シーケント計算 ( LK ともいう ) におけるシーケントとは、仮に A、B、C が各々論理式 (または命題) とすれば、
A, B → C
のような形のものを指し、意味は
「命題 A と 命題 B を前提にすると 命題 C が推論される」
... 程度になります。
一方、次のものが 'LK の推論' として現れたとします。
A, B → C
━━━━━
D, E, F → G
... これは、意味としては、
「『命題 A、B を前提とすると 命題 C が推論される』のだから、『命題 D、E、F から 命題 G を推論できる』」
... 程度になります。

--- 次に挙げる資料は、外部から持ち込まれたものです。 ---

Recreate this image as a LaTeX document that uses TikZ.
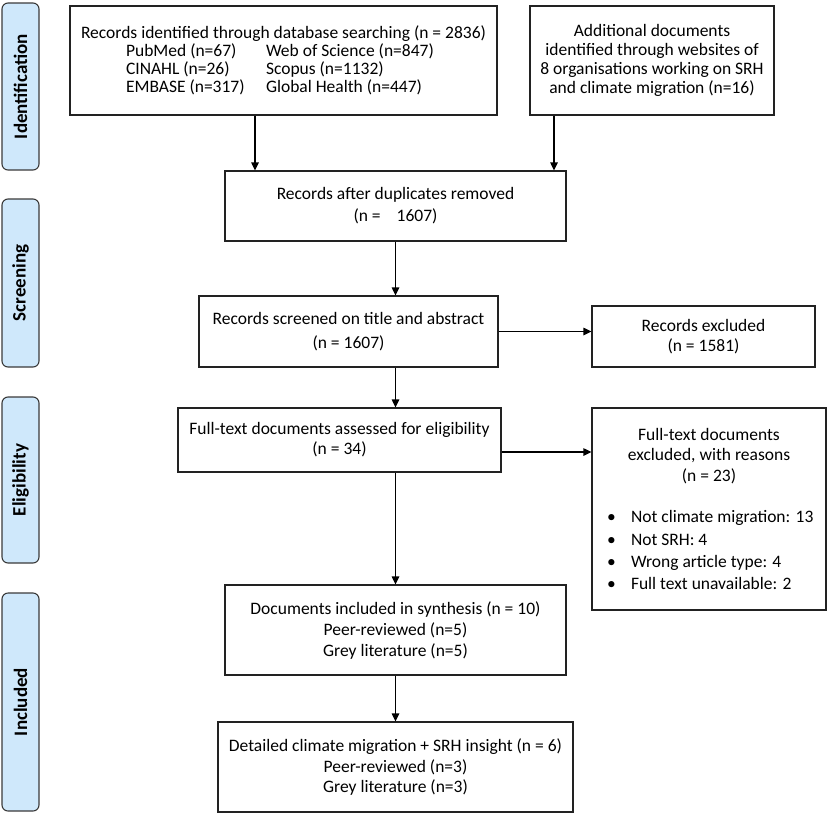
\documentclass[tikz,border=0pt]{standalone}
\usepackage{fontspec}
\setmainfont{Carlito}
\usetikzlibrary{arrows.meta}
\definecolor{sidefill}{HTML}{CFE8FB}
\definecolor{sidedraw}{HTML}{3A3A3A}
\definecolor{boxdraw}{HTML}{222222}
\begin{document}
\begin{tikzpicture}[x=1pt,y=-1pt,
  box/.style={draw=boxdraw, line width=1.2pt, rectangle, align=center, inner sep=2pt,
    font=\fontsize{17.5}{20}\selectfont},
  side/.style={draw=sidedraw, fill=sidefill, line width=1.1pt, rounded corners=6pt,
    minimum width=37pt, inner sep=0pt},
  sidetext/.style={rotate=90, font=\fontsize{19}{21}\selectfont\bfseries},
  arr/.style={draw=black, line width=1.2pt, -{Triangle[length=8pt,width=7.5pt]}}
]
\useasboundingbox (0,0) rectangle (829,814);

% side labels
\node[side, minimum height=167pt] (s1) at (20.5,86.5) {};
\node[sidetext] (s1t) at (s1.center) {Identification};
\node[side, minimum height=168pt] (s2) at (20.5,283) {};
\node[sidetext] (s2t) at (s2.center) {Screening};
\node[side, minimum height=166pt] (s3) at (20.5,480) {};
\node[sidetext] (s3t) at (s3.center) {Eligibility};
\node[side, minimum height=218pt] (s4) at (20.5,702) {};
\node[sidetext] (s4t) at (s4.center) {Included};

% boxes
\node[box, align=left, minimum width=427pt, minimum height=109pt,
  font=\fontsize{17.5}{18}\selectfont] (db) at (283.5,60.5)
  {Records identified through database searching (n = 2836)\\
   \hspace*{45pt}\makebox[140pt][l]{PubMed (n=67)}Web of Science (n=847)\\
   \hspace*{45pt}\makebox[140pt][l]{CINAHL (n=26)}Scopus (n=1132)\\
   \hspace*{45pt}\makebox[140pt][l]{EMBASE (n=317)}Global Health (n=447)};

\node[box, minimum width=244pt, minimum height=109pt,
  font=\fontsize{17.5}{19}\selectfont] (add) at (652,60.5)
  {Additional documents\\identified through websites of\\8 organisations working on SRH\\and climate migration (n=16)};

\node[box, minimum width=341pt, minimum height=70pt,
  font=\fontsize{17.5}{22}\selectfont] (dup) at (395.5,206)
  {Records after duplicates removed\\(n =\hspace{16pt}1607)};

\node[box, minimum width=299pt, minimum height=71pt,
  font=\fontsize{17.5}{24}\selectfont] (scr) at (348.5,331.5)
  {Records screened on title and abstract\\(n = 1607)};

\node[box, minimum width=223pt, minimum height=61pt] (exc1) at (703.5,336.5)
  {Records excluded\\(n = 1581)};

\node[box, minimum width=323pt, minimum height=64pt] (ft) at (339.5,440)
  {Full-text documents assessed for eligibility\\(n = 34)};

\node[box, minimum width=234pt, minimum height=202pt,
  font=\fontsize{17.5}{20.5}\selectfont] (exc2) at (709,509)
  {Full-text documents\\excluded, with reasons\\(n = 23)\\[21pt]
   \makebox[204pt][l]{\makebox[24pt][l]{\textbullet}Not climate migration: 13}\\[1.8pt]
   \makebox[204pt][l]{\makebox[24pt][l]{\textbullet}Not SRH: 4}\\[1.8pt]
   \makebox[204pt][l]{\makebox[24pt][l]{\textbullet}Wrong article type: 4}\\[1.8pt]
   \makebox[204pt][l]{\makebox[24pt][l]{\textbullet}Full text unavailable: 2}};

\node[box, minimum width=341pt, minimum height=90pt,
  font=\fontsize{17.5}{21}\selectfont] (inc) at (395.5,630)
  {Documents included in synthesis (n = 10)\\Peer-reviewed (n=5)\\Grey literature (n=5)};

\node[box, minimum width=355pt, minimum height=90pt,
  font=\fontsize{17.5}{20.5}\selectfont] (det) at (395.5,767)
  {Detailed climate migration + SRH insight (n = 6)\\Peer-reviewed (n=3)\\Grey literature (n=3)};

% connectors
\draw[arr] ([xshift=-28.5pt]db.south) -- ([xshift=-28.5pt]db.south |- dup.north);
\draw[arr] ([xshift=-98pt]add.south) -- ([xshift=-98pt]add.south |- dup.north);
\draw[arr] (dup.south) -- (dup.south |- scr.north);
\draw[arr] (scr.east) -- (scr.east -| exc1.west);
\draw[arr] (scr.south -| dup.south) -- (dup.south |- ft.north);
\draw[arr] ([yshift=-12pt]ft.east) -- ([yshift=-12pt]ft.east -| exc2.west);
\draw[arr] (ft.south -| inc.north) -- (inc.north);
\draw[arr] (inc.south) -- (det.north);
\end{tikzpicture}
\end{document}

これは ' 推論についての推論 ' と言えます。LK のおおきな特徴です。
以上を踏まえて、幾つかの推論図 (構造規則) を見ましょう。但し、日本語で表記します。
Γ → Δ
━━━━ (増左)
A, Γ → Δ
... ここで、Γ や Δ は論理式 (または命題) の列を一般的に表します。空の場合も含まれます。気持ちは、
A1,A2, A3, ..., An → B1, B2, ..., Bm
━━━━━━━━━━━━━━━━━━ (増左)
C, A1,A2, A3, ..., An → B1, B2, ..., Bm
... なのですが、長くて見にくい上、「...」という表現が嫌われている節があり、普通はこのようには書かれませんが、Γ や Δ が ぴんとこなければこのような表現に直せば良いでしょう。
さて、意味ですが、
「ある推論が成り立つならば、その前提に任意の論理式 (または命題) を加えたものもやはり推論として成り立つ」
... となります。一方で、
Γ → Δ
━━━━ (増右)
Γ → Δ, A
は、「ある推論が成り立つならば、その結論の候補に 論理式 (または命題) A を加えても推論として成り立つ」
... という程度の意味になります。
ここで、Δ ( または上の話の B1,... ,Bn ) は『結論の候補』位の意味をもちます。次のシーケント...
A → B, C
は、
「前提 A からは 、B または C が推論される」
を意味します。B と C は結論の候補に過ぎないのです。
しかし、仮に ¬B が成り立てば、C が結論として確定します。これを一般化すると、次の論理規則になるわけです。
Γ → Δ, A
━━━━━ (¬左)
¬A, Γ → Δ
このように推論を模式化したものとしてシーケントを見ると、考えやすくなります。
最後に、cut を調べましょう。
Γ→Δ, A A, Π→Λ
━━━━━━━━ (cut)
Γ, Π→Δ, Λ
簡単のため、論理式の列 Γ、Π、Δ、Λ をそれぞれ単一の論理式 ( または命題 ) からなるとして、各々、P 、Q、R、S として cut を書くと、
P→Q, A A, R→S
━━━━━━━━ (cut)
P,R →Q,S
... となります。これは一種の三段論法であり、Q と R がない形は代表的です。
少し調べましょう。
『P→Q, A』が成り立てば『P,¬Q → A』も成り立ちます。ここで、『A,R →S』が成り立てば、次のような推論が可能です。
(1) P [前提]
(2) R [前提]
(3) ¬Q [前提]
(4) A [(1)、(3)、P,¬Q → A より]
(5) S [(2)、(4)、A,R →S より]
... この推論から『P,R,¬Q → S』が推論として成り立つと分かります。
ここで、否定の論理規則から、
P,R,¬Q → S
━━━━━━━ (¬右)
P,R → S,¬¬Q
... となります。この下式から『P,R→Q,S』が成り立つことが (意味から) 分かります。
[補足]
推論 A,B → C,D について、前提部 (A、B) や結論部 (C、D) の並びは推論の正しさには関係ありません。B,A → D,C 、としたところで、意味は一つです。すなわち、
『A と B を前提とすると、結論の候補 C と D が得られる』
... となります。このことは、構造規則
Γ,A,B,Π → Δ
━━━━━━ (換左)
Γ,B,A,Π → Δ
などで表現されています。[補足終り]
このように、'cut' は三段論法を一般化したものと言えます。
(まとめ)
シーケント計算では、シーケントが推論を、推論図が『正しい推論から、正しい推論を導く』推論を、それぞれ表します。
この視点に立てば、推論図についてもっと考えやすくなるでしょう。